Option 1: Monthly Accrual (Bob’s approach)

; Monthly accrual
2026-01-01 * "Car insurance reserve (1/12 of annual)"
  @priority:tier1 @essential:true
  Expenses:Insurance:Auto:Accrued   $100.00
  Assets:Reserves:Insurance        -$100.00

; Repeat monthly...

; When annual bill arrives
2026-06-15 * "State Farm - annual premium"
  @priority:tier1 @essential:true  
  Assets:Reserves:Insurance         $1,200.00
  Assets:Checking                  -$1,200.00

This keeps Tier 1 consistent at $2,950/month instead of $2,850 + occasional $1,200 spike.

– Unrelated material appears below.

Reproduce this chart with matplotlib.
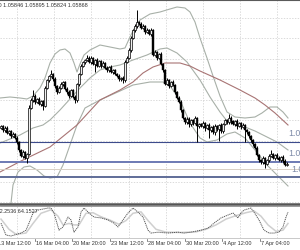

Option 2: Sinking Fund with Future Transaction

; Create sinking fund account
2026-01-01 open Assets:Savings:Insurance-Fund

; Monthly contribution
2026-01-01 * "Car insurance fund"
  @priority:tier1
  Assets:Savings:Insurance-Fund     $100.00
  Assets:Checking

; When bill arrives, pay from fund
2026-06-15 * "Annual car insurance"
  @priority:tier1
  Expenses:Insurance:Auto          $1,200.00
  Assets:Savings:Insurance-Fund   -$1,200.00

Both accomplish the same thing: smoothing lumpy essential expenses across months.

Practical Implementation for Clients

I’m going to create a “Tier Budget Template” for my irregular-income clients:

  1. Tier 0: Emergency fund contribution (even $25 in low months)
  2. Tier 1: True survival expenses (~30-40% of ideal income)
  3. Tier 2: Comfortable living (~20-30% more than Tier 1)
  4. Tier 3: Full life (~30-40% more than Tier 2)

The percentages are rough guidelines, but your breakdown is pretty close:

  • Tier 1: $2,850 (baseline)
  • Tier 2: $3,250 (14% above Tier 1)
  • Tier 3: $4,200 (29% above Tier 2)

One Warning: Irregular Income ≠ Unpredictable Tax

Even if your income is irregular month-to-month, you still owe quarterly estimated taxes if you’re self-employed. Make sure your Tier 1 includes:

2026-04-15 * "Q1 estimated tax payment"
  @priority:tier1 @essential:true
  Expenses:Tax:Federal:Estimated    $800.00
  Expenses:Tax:State:Estimated      $200.00  
  Assets:Checking

Missing estimated tax payments results in penalties, even if your annual income was lower than expected.

This is a fantastic framework, Fred. Thank you for sharing!